25. Abducted Persons (Recovery and Restoration).
26. Questions relating to minority communities in neighbouring Countries.
27. Recovery of advances granted to the evacuees from Burma, Malaya, etc., during the years 1942-47 and residual work relating to refugees given asylum in India during WorldWar II.
28. Notification regarding commencement or cessation of a state of war.
29. Foreign Jurisdiction.
30. Hospitality Grant of the Government of India.
31. Demarcation of the land frontiers of India.
32. Border raids and incidents on the land borders of India.
33. Diplomatic flight clearances for non-scheduled chartered flights of foreign, civil and military aircraft transiting India.

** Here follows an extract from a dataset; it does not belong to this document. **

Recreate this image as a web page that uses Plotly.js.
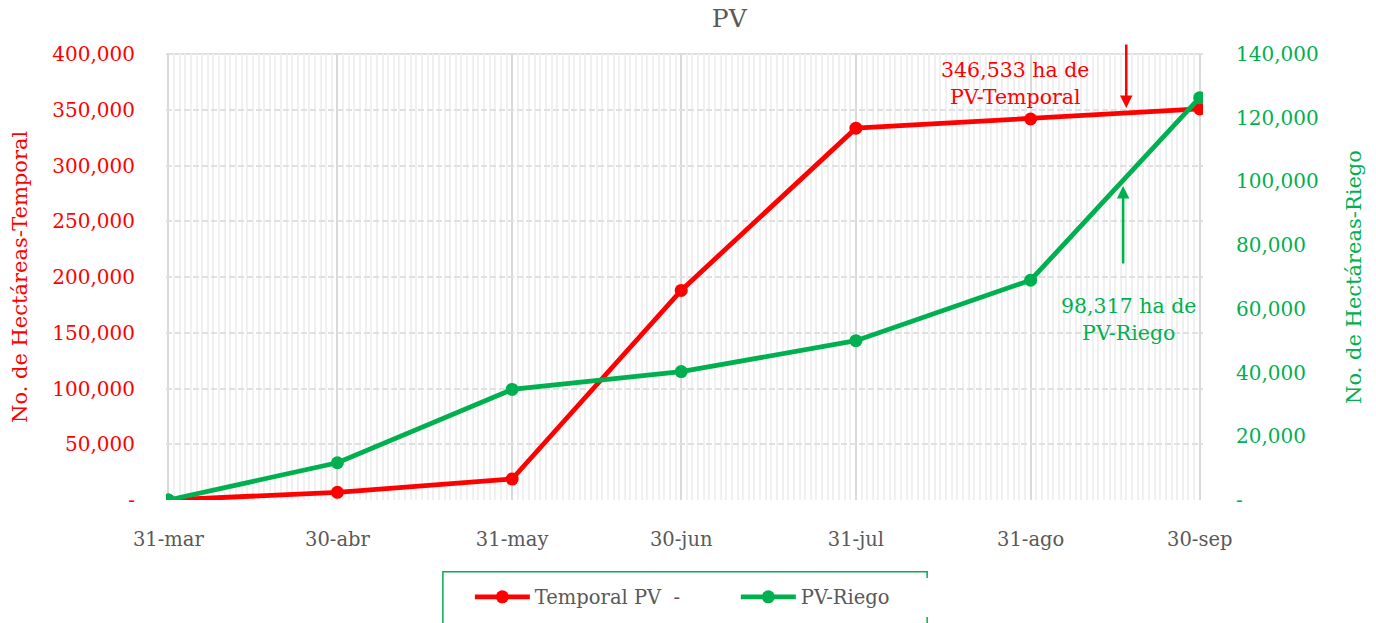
<!DOCTYPE html>
<html>
<head>
<meta charset="utf-8">
<script src="https://cdn.plot.ly/plotly-3.0.1.min.js"></script>
<style>html,body{margin:0;padding:0;background:#fff;}#chart{width:1376px;height:623px;}</style>
</head>
<body>
<div id="chart"></div>
<script>
const dates = ['2023-03-31','2023-04-30','2023-05-31','2023-06-30','2023-07-31','2023-08-31','2023-09-30'];
const tickLabels = ['31-mar','30-abr','31-may','30-jun','31-jul','31-ago','30-sep'];
const temporal = [0, 6900, 18800, 188000, 333500, 341700, 350700];
const riego = [0, 11700, 34700, 40300, 50000, 69000, 126300];
const leftTicks = [0, 50000, 100000, 150000, 200000, 250000, 300000, 350000, 400000];
const leftTickText = ['-', '50,000', '100,000', '150,000', '200,000', '250,000', '300,000', '350,000', '400,000'];
const rightTicks = [0, 20000, 40000, 60000, 80000, 100000, 120000, 140000];
const rightTickText = ['-', '20,000', '40,000', '60,000', '80,000', '100,000', '120,000', '140,000'];

const RED = '#ff0000', GREEN = '#00b050', GREY = '#595959';
const FONT = 'DejaVu Serif, Liberation Serif, serif';

const traces = [
  {x: dates, y: temporal, name: 'Temporal PV  -', type: 'scatter', mode: 'lines+markers',
   line: {color: RED, width: 4.8}, marker: {color: RED, size: 13}, yaxis: 'y'},
  {x: dates, y: riego, name: 'PV-Riego', type: 'scatter', mode: 'lines+markers',
   line: {color: GREEN, width: 4.8}, marker: {color: GREEN, size: 13}, yaxis: 'y2'}
];

const layout = {
  width: 1376, height: 623,
  margin: {l: 166, r: 173, t: 54, b: 123, autoexpand: false},
  paper_bgcolor: '#fff', plot_bgcolor: '#fff',
  font: {family: FONT, color: GREY, size: 19},
  title: {text: 'PV', font: {family: FONT, size: 25, color: GREY}, x: 0.53, xanchor: 'center', y: 0.985, yanchor: 'top'},
  showlegend: true,
  legend: {orientation: 'h', x: 0.293, xanchor: 'left', y: -0.174, yanchor: 'top',
    borderwidth: 0, font: {family: FONT, size: 19.5, color: GREY},
    entrywidth: 196, itemwidth: 55},
  shapes: [
    {type: 'rect', xref: 'paper', yref: 'paper', x0: 0.267, x1: 0.734, y0: -0.161, y1: -0.3,
     line: {color: GREEN, width: 1.5}, fillcolor: 'rgba(0,0,0,0)'},
    {type: 'line', xref: 'paper', yref: 'paper', x0: 0, x1: 1, y0: 1, y1: 1, layer: 'below',
     line: {color: '#e0e0e0', width: 2}}
  ],
  xaxis: {
    type: 'date', range: ['2023-03-30 14:00', '2023-09-30 14:00'],
    tickvals: dates, ticktext: tickLabels, tickfont: {family: FONT, size: 19.5, color: GREY},
    showgrid: true, gridcolor: '#d9d9d9', gridwidth: 2, zeroline: false, showline: false,
    ticks: '', ticklabelstandoff: 25,
    minor: {dtick: 86400000, tick0: '2023-03-31', showgrid: true, gridcolor: '#f0f0f0', gridwidth: 2}
  },
  yaxis: {
    range: [0, 400000], tickvals: leftTicks, ticktext: leftTickText,
    tickfont: {family: FONT, size: 20, color: RED},
    showgrid: true, gridcolor: '#e0e0e0', gridwidth: 2, griddash: '6px,3px', zeroline: false,
    ticks: '', ticklabelstandoff: 30
  },
  yaxis2: {
    overlaying: 'y', side: 'right', range: [0, 140000], tickvals: rightTicks, ticktext: rightTickText,
    tickfont: {family: FONT, size: 20, color: GREEN}, showgrid: false, zeroline: false,
    ticks: '', ticklabelstandoff: 32,
    title: {text: 'No. de Hectáreas-Riego', font: {family: FONT, size: 21, color: GREEN}, standoff: 28}
  },
  annotations: [
    {xref: 'paper', yref: 'paper', x: -0.1408, y: 0.5, xanchor: 'center', yanchor: 'middle', showarrow: false,
     textangle: -90, text: 'No. de Hectáreas-Temporal', font: {family: FONT, size: 21, color: RED}},
    {xref: 'paper', yref: 'paper', x: 0.926, y: 0.879, ax: 0, ay: -65, axref: 'pixel', ayref: 'pixel',
     showarrow: true, arrowhead: 2, arrowsize: 1, arrowwidth: 2.5, arrowcolor: RED, text: ''},
    {xref: 'paper', yref: 'paper', x: 0.923, y: 0.704, ax: 0, ay: 79, axref: 'pixel', ayref: 'pixel',
     showarrow: true, arrowhead: 2, arrowsize: 1, arrowwidth: 2.5, arrowcolor: GREEN, text: ''},
    {xref: 'paper', yref: 'paper', x: 0.819, y: 0.933, xanchor: 'center', yanchor: 'middle', showarrow: false,
     text: '346,533 ha de<br>PV-Temporal', font: {family: FONT, size: 20.5, color: RED}, align: 'center'},
    {xref: 'paper', yref: 'paper', x: 0.928, y: 0.404, xanchor: 'center', yanchor: 'middle', showarrow: false,
     text: '98,317 ha de<br>PV-Riego', font: {family: FONT, size: 20.5, color: GREEN}, align: 'center'}
  ]
};

Plotly.newPlot('chart', traces, layout, {displayModeBar: false, staticPlot: true});
</script>
</body>
</html>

34. Matters relating to Law of the Sea, including the Indian Territorial Waters, Contiguous Zone, Continental Shelf and Exclusive Economic Zones (EEZ), questions ofinternational law arising on the high seas including fishery rights; piracies and crimes committed on the High Seas or in the air; offences against the Law of Sovereign States committed on land or the High seas or in the air; legal matters concerning the International Seabed Area and Authority
35. Economic and technical assistance given by India to the Government of Nepal under the Colombo Plan for Co-operative Economic Development.
36 .Purchase, inspection and shipment of Stores from abroad for the Central Government other than those the purchase, inspection and shipment of which are delegated to other authorities by a general or special order.
37. All matters relating to grant of loans and credits to Nepal, Bhutan and Bangladesh.
38. Technical assistance given by India to African countries under the Special Common wealth African Assistance Plan Programme.
39. Human Rights:
(i)Interaction with Human Rights Organisations abroad;
(ii)International declarations, treaties, conventions and conferences; references received from the United Nations and other specialised agencies and organisations thereof;
(iii)Implementation of reporting obligations, in coordination with the concerned Ministries, required under the United Nations and international conventions, to which India is a State party.
Note:- These functions are exercised by the Ministry of External Affairs in close coordina- tion with the Ministry of Home Affairs, which shall be the nodal Ministry for policy and for coordination of all matters relating to Human Rights.
40. Indian Council of World Affairs.